Mantenuta in questi limiti, l’attività giornalistica resta dunque nel perimetro della liceità ed eventuali reati commessi dal giornalista risultano scriminati in ogni ramo dell’ordinamento giuridico, non sottostando neanche ad un mero obbligo risarcitorio.

Nel proprio percorso logico argomentativo, la Cassazione reputa opportuno ribadire i limiti esterni del diritto di cronaca sopra solo accennati. In breve, la cronaca dei fatti risulta lecita solo se il giornalista costituisce un semplice intermediario tra il fatto e l'opinione pubblica.
La rappresentazione dei fatti offerta, inoltre, non solo deve rispondere ad un interesse pubblico alla conoscenza dei fatti narrati, ma deve anche offrire una descrizione coerente con la verità oggettiva (o anche soltanto putativa, purché frutto di un serio e diligente lavoro di ricerca) della realtà, rappresentata in forma «civile», tanto nell'esposizione dei fatti, quanto nella loro valutazione, nel rispetto di quel minimo di dignità cui ha pur sempre diritto anche la più riprovevole delle persone.

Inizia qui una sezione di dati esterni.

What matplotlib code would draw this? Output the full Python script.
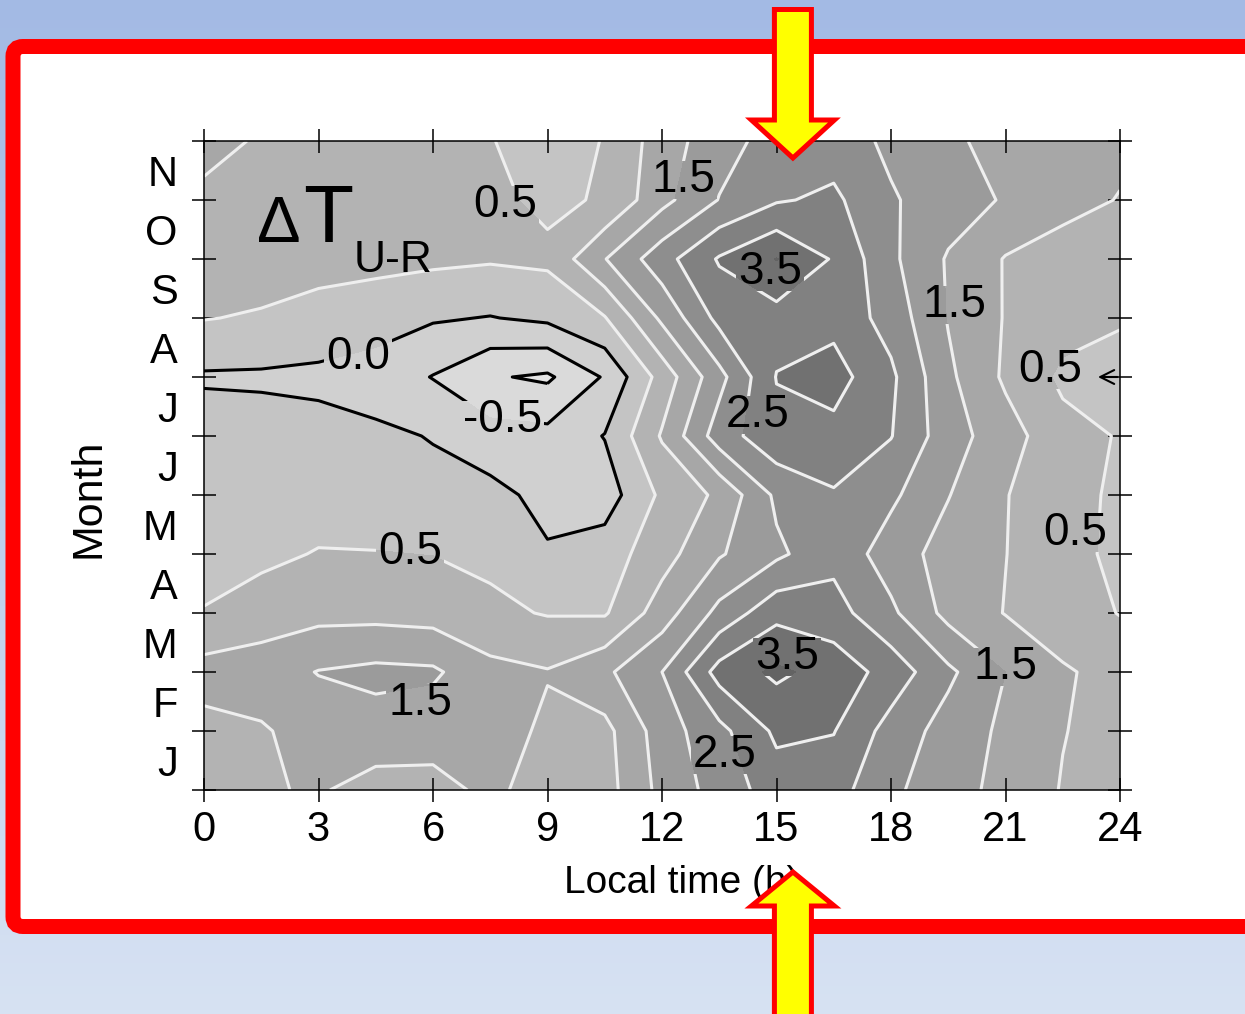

Entrando in media res, gli Ermellini hanno ritenuto di fare concreta applicazione delle coordinate ermeneutiche tracciate e, per l’effetto, relativamente alle notizie acquisite grazie a provvedimenti giudiziari, al giornalista è imposto un onere di diligenza qualificato che gli impone di verificare se l'attribuzione ad un soggetto di un fatto illecito sia coerente con le risultanze istruttorie, sia sotto il profilo dell'astratta qualificazione, che della sua concreta gravità. Per l’effetto, ai fini del corretto esercizio del diritto di cronaca, il giornalista che riporti una notizia tratta da un procedimento penale, in particolare se risalente nel tempo, è tenuto a verificarne gli esiti giudiziali, onde accertare se la stessa si sia poi rivelata priva di fondamento, tanto da comportare l'assoluzione dell'accusato.